Beginning Friday, Quinn will play in the PGA Tour Champions event in Madison, Wisconsin, the American Family Insurance Championship. His wife, Lori, has caddied for him the past two years in PGA Tour Champions events and caddied for him on Monday. She’ll also carry his bag in the U.S. Open. They plan to commute 40 miles to TCC from their home in Holden next week unless Quinn has an early tee time. Then they’ll stay closer to the club.
“It’s a fun story and I’m happy I’m part of it,” he said. “It’s a dream.”
On Monday, there was an eight-man playoff for the final three of the five qualifying spots.
After everyone in Quinn’s foursome parred the first playoff hole, they had to wait half an hour to see what the next foursome did before they moved on to the second playoff hole. Quinn’s 57-year-old back locked up. With the help of a Theragun massage device, he was able to continue.

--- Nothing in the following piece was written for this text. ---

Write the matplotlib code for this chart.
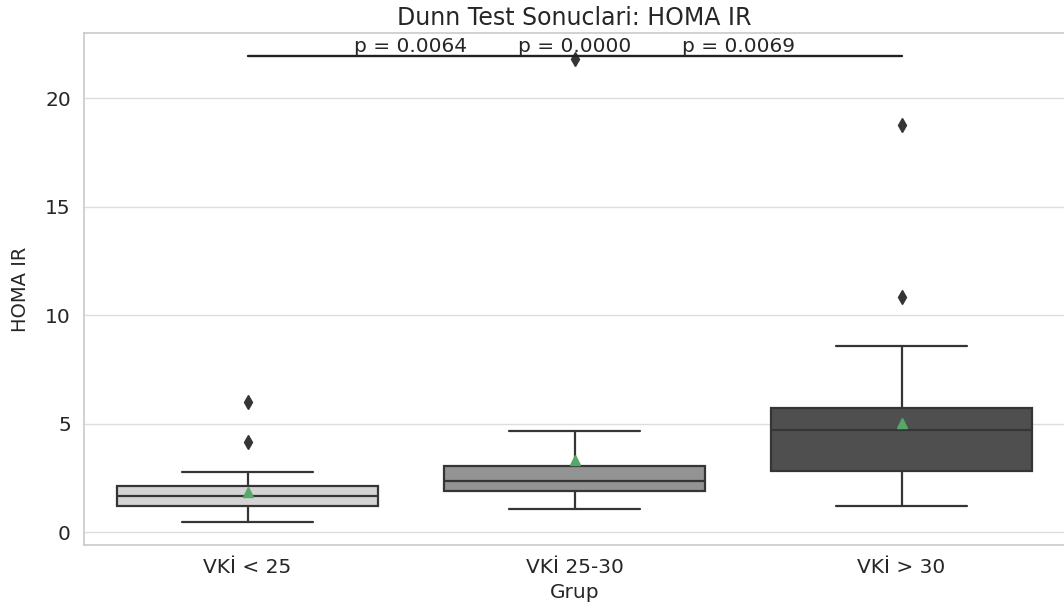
import matplotlib.pyplot as plt
import seaborn as sns

groups = ["VKİ < 25", "VKİ 25-30", "VKİ > 30"]
q1 = [1.20, 1.93, 2.82]
medians = [1.67, 2.39, 4.74]
q3 = [2.13, 3.05, 5.75]
whis_low = [0.49, 1.06, 1.23]
whis_high = [2.80, 4.66, 8.57]
means = [1.84, 3.34, 5.03]
outliers = [[4.18, 6.01], [21.79], [10.86, 18.76]]
p_values = [0.0064, 0.0000, 0.0069]
box_colors = ["#d4d4d4", "#939393", "#4f4f4f"]

sns.set_theme(style="whitegrid", rc={"grid.color": "#dddddd"})
plt.rcParams["font.family"] = ["DejaVu Sans"]

line_col = "#353535"
fig = plt.figure(figsize=(10.64, 6.09), dpi=100)
ax = fig.add_axes([0.079, 0.105, 0.922, 0.841])

stats = []
for i, g in enumerate(groups):
    stats.append(dict(label=g, q1=q1[i], med=medians[i], q3=q3[i],
                      whislo=whis_low[i], whishi=whis_high[i],
                      mean=means[i], fliers=outliers[i]))

bp = ax.bxp(stats, positions=range(len(groups)), widths=0.8,
            patch_artist=True, showmeans=True,
            boxprops=dict(edgecolor=line_col, linewidth=1.6),
            medianprops=dict(color=line_col, linewidth=1.6),
            whiskerprops=dict(color=line_col, linewidth=1.6),
            capprops=dict(color=line_col, linewidth=1.6),
            capwidths=0.4,
            flierprops=dict(marker="d", markerfacecolor=line_col,
                            markeredgecolor=line_col, markersize=7.5),
            meanprops=dict(marker="^", markerfacecolor="#55a868",
                           markeredgecolor="#55a868", markersize=7))
for patch, c in zip(bp["boxes"], box_colors):
    patch.set_facecolor(c)

# significance bar above the highest point
top = max(max(o) for o in outliers) + 0.15
ax.plot([0, 2], [top, top], color="#222222", linewidth=1.7)
for x, p in zip([0.5, 1.0, 1.5], p_values):
    ax.text(x, top, f"p = {p:.4f}", ha="center", va="bottom",
            fontsize=14.5, color="#262626")

ax.set_xlim(-0.5, 2.5)
ax.xaxis.grid(False)
ax.set_yticks([0, 5, 10, 15, 20])
ax.tick_params(labelsize=14.5)
ax.set_xlabel("Grup", fontsize=14.5)
ax.set_ylabel("HOMA IR", fontsize=14, labelpad=11)
ax.set_title("Dunn Test Sonuclari: HOMA IR", fontsize=17, pad=6)

fig.savefig("out.png", dpi=100)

On the 590-yard, uphill par-5 18th, he laid up on his second shot to 98 yards, then hit a sand wedge to within two feet and tapped in the birdie putt. Two of his playing partners also birdied, 20-year-old amateur Michael Thorbjornsen of Wellesley and pro Brandon Matthews of Dupont, Pa., who had played golf at Temple University under the coaching of Quinn’s brother Brian.
After everyone in the second foursome parred 18, Quinn, Thorbjornsen and Matthews earned the right to play in the U.S. Open.
“I expect to play very well,” Quinn said. “We’ll wait and see how all that pans out, but I have high expectations.”